* What you should do
Do not repeat pictures. Repeat exactly the lines of the listing below from its first line through the line with "(22,72) rectangle (589,357);".

* Material provided
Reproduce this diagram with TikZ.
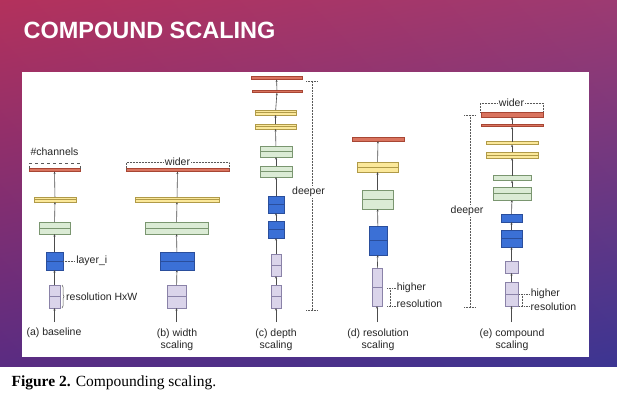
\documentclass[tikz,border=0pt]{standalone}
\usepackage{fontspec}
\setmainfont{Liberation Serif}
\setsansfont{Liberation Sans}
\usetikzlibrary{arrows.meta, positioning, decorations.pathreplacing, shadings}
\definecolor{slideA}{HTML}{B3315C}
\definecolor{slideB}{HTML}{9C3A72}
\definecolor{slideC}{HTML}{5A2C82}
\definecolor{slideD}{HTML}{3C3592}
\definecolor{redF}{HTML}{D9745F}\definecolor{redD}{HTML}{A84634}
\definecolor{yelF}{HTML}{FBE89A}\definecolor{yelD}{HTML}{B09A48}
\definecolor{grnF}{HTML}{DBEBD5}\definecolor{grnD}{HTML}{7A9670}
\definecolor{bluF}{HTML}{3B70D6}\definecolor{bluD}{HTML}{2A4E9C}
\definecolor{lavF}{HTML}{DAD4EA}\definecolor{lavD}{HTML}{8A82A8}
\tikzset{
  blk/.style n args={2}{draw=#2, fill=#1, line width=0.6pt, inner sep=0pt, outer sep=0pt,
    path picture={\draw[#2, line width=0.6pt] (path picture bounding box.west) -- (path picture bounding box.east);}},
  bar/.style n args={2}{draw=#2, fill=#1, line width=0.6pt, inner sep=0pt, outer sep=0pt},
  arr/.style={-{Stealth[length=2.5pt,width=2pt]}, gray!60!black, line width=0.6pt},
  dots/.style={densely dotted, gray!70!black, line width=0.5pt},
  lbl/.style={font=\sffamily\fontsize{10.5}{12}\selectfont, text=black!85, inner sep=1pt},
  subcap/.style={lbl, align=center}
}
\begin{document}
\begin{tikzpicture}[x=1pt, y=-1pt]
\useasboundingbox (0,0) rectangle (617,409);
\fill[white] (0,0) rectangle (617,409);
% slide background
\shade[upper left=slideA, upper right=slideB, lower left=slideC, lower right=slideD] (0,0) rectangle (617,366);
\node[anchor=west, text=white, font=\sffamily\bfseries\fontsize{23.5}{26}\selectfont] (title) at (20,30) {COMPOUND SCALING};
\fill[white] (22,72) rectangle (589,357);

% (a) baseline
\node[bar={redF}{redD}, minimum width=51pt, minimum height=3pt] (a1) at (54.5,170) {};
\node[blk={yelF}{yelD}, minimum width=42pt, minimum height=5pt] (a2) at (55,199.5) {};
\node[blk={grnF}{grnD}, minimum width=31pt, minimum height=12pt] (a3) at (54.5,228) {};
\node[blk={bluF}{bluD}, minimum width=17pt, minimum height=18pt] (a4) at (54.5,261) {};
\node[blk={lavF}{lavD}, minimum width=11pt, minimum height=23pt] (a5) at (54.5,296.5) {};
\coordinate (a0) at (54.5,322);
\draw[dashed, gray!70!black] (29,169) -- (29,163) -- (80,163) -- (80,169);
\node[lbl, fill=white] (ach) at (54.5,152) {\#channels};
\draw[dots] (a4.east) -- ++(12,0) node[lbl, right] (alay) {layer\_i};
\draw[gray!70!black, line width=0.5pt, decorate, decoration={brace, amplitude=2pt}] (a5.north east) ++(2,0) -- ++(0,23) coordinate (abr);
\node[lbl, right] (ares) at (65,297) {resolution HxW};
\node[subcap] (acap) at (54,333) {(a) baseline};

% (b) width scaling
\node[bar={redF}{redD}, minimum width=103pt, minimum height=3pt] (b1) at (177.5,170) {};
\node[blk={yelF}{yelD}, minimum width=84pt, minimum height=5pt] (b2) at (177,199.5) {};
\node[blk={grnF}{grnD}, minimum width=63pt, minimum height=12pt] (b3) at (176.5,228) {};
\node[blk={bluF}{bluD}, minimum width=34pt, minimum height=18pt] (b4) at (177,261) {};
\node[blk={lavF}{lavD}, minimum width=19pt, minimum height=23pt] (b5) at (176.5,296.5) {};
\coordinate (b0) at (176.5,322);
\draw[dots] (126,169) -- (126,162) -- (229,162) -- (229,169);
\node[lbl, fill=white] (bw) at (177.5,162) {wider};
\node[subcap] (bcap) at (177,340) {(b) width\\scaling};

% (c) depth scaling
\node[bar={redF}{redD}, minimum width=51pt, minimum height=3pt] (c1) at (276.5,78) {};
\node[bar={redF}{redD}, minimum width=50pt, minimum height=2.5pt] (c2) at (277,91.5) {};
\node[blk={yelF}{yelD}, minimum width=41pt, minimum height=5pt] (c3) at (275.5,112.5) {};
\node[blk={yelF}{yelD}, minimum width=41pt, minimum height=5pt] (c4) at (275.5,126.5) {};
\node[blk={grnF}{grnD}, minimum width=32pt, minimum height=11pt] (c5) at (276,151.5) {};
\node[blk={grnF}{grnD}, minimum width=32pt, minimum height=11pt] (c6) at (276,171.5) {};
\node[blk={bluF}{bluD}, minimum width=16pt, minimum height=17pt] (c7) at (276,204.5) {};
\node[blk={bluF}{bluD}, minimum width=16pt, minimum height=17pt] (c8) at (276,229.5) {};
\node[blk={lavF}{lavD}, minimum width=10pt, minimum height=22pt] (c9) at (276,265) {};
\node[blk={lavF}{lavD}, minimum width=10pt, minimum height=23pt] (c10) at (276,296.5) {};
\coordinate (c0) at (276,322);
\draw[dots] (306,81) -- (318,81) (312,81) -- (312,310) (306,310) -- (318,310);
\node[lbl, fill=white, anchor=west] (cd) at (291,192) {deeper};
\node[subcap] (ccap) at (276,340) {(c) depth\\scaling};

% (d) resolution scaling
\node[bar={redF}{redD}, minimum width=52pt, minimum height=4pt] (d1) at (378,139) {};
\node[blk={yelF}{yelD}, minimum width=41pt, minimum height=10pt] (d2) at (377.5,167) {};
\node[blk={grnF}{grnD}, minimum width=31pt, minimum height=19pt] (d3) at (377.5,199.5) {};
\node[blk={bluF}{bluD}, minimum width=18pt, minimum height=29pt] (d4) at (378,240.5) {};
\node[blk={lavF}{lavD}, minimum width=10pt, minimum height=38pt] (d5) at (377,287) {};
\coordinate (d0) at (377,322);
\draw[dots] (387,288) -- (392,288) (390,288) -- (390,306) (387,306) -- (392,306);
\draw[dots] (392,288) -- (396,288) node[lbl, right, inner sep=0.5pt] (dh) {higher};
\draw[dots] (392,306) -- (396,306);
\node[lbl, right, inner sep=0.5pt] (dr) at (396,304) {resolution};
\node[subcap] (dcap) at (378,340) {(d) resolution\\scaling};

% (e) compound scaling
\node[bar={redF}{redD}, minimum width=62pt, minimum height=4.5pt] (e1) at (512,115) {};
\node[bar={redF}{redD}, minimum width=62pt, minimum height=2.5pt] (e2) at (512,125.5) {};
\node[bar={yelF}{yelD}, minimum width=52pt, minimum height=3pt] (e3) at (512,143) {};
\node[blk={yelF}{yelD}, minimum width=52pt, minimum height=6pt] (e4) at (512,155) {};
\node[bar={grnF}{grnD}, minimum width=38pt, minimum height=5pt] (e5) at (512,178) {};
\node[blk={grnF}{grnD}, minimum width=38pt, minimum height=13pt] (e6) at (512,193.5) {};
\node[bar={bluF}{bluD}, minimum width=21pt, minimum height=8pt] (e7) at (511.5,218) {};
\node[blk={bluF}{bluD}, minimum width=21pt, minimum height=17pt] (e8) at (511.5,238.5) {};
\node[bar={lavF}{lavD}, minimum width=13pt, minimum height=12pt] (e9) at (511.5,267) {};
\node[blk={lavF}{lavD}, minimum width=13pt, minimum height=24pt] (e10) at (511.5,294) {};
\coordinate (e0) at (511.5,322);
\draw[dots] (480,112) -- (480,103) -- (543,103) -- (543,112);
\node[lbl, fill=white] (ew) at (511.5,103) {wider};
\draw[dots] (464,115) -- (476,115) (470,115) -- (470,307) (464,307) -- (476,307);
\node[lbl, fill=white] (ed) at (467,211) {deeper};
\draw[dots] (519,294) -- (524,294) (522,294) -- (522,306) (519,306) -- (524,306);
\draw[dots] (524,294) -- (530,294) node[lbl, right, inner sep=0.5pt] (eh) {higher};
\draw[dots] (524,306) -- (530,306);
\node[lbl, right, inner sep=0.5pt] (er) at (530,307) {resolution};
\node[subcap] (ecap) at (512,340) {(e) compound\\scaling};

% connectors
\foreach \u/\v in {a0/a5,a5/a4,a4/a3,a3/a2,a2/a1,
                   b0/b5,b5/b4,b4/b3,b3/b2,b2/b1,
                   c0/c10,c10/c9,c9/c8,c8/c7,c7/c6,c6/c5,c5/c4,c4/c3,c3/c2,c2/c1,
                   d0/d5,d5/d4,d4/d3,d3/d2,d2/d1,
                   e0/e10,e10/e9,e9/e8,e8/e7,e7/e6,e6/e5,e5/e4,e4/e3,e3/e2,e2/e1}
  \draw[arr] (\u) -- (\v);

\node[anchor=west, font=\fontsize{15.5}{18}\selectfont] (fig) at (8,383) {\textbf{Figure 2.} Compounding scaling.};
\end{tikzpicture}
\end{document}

* Exercise output
Reproduce this diagram with TikZ.
\documentclass[tikz,border=0pt]{standalone}
\usepackage{fontspec}
\setmainfont{Liberation Serif}
\setsansfont{Liberation Sans}
\usetikzlibrary{arrows.meta, positioning, decorations.pathreplacing, shadings}
\definecolor{slideA}{HTML}{B3315C}
\definecolor{slideB}{HTML}{9C3A72}
\definecolor{slideC}{HTML}{5A2C82}
\definecolor{slideD}{HTML}{3C3592}
\definecolor{redF}{HTML}{D9745F}\definecolor{redD}{HTML}{A84634}
\definecolor{yelF}{HTML}{FBE89A}\definecolor{yelD}{HTML}{B09A48}
\definecolor{grnF}{HTML}{DBEBD5}\definecolor{grnD}{HTML}{7A9670}
\definecolor{bluF}{HTML}{3B70D6}\definecolor{bluD}{HTML}{2A4E9C}
\definecolor{lavF}{HTML}{DAD4EA}\definecolor{lavD}{HTML}{8A82A8}
\tikzset{
  blk/.style n args={2}{draw=#2, fill=#1, line width=0.6pt, inner sep=0pt, outer sep=0pt,
    path picture={\draw[#2, line width=0.6pt] (path picture bounding box.west) -- (path picture bounding box.east);}},
  bar/.style n args={2}{draw=#2, fill=#1, line width=0.6pt, inner sep=0pt, outer sep=0pt},
  arr/.style={-{Stealth[length=2.5pt,width=2pt]}, gray!60!black, line width=0.6pt},
  dots/.style={densely dotted, gray!70!black, line width=0.5pt},
  lbl/.style={font=\sffamily\fontsize{10.5}{12}\selectfont, text=black!85, inner sep=1pt},
  subcap/.style={lbl, align=center}
}
\begin{document}
\begin{tikzpicture}[x=1pt, y=-1pt]
\useasboundingbox (0,0) rectangle (617,409);
\fill[white] (0,0) rectangle (617,409);
% slide background
\shade[upper left=slideA, upper right=slideB, lower left=slideC, lower right=slideD] (0,0) rectangle (617,366);
\node[anchor=west, text=white, font=\sffamily\bfseries\fontsize{23.5}{26}\selectfont] (title) at (20,30) {COMPOUND SCALING};
\fill[white] (22,72) rectangle (589,357);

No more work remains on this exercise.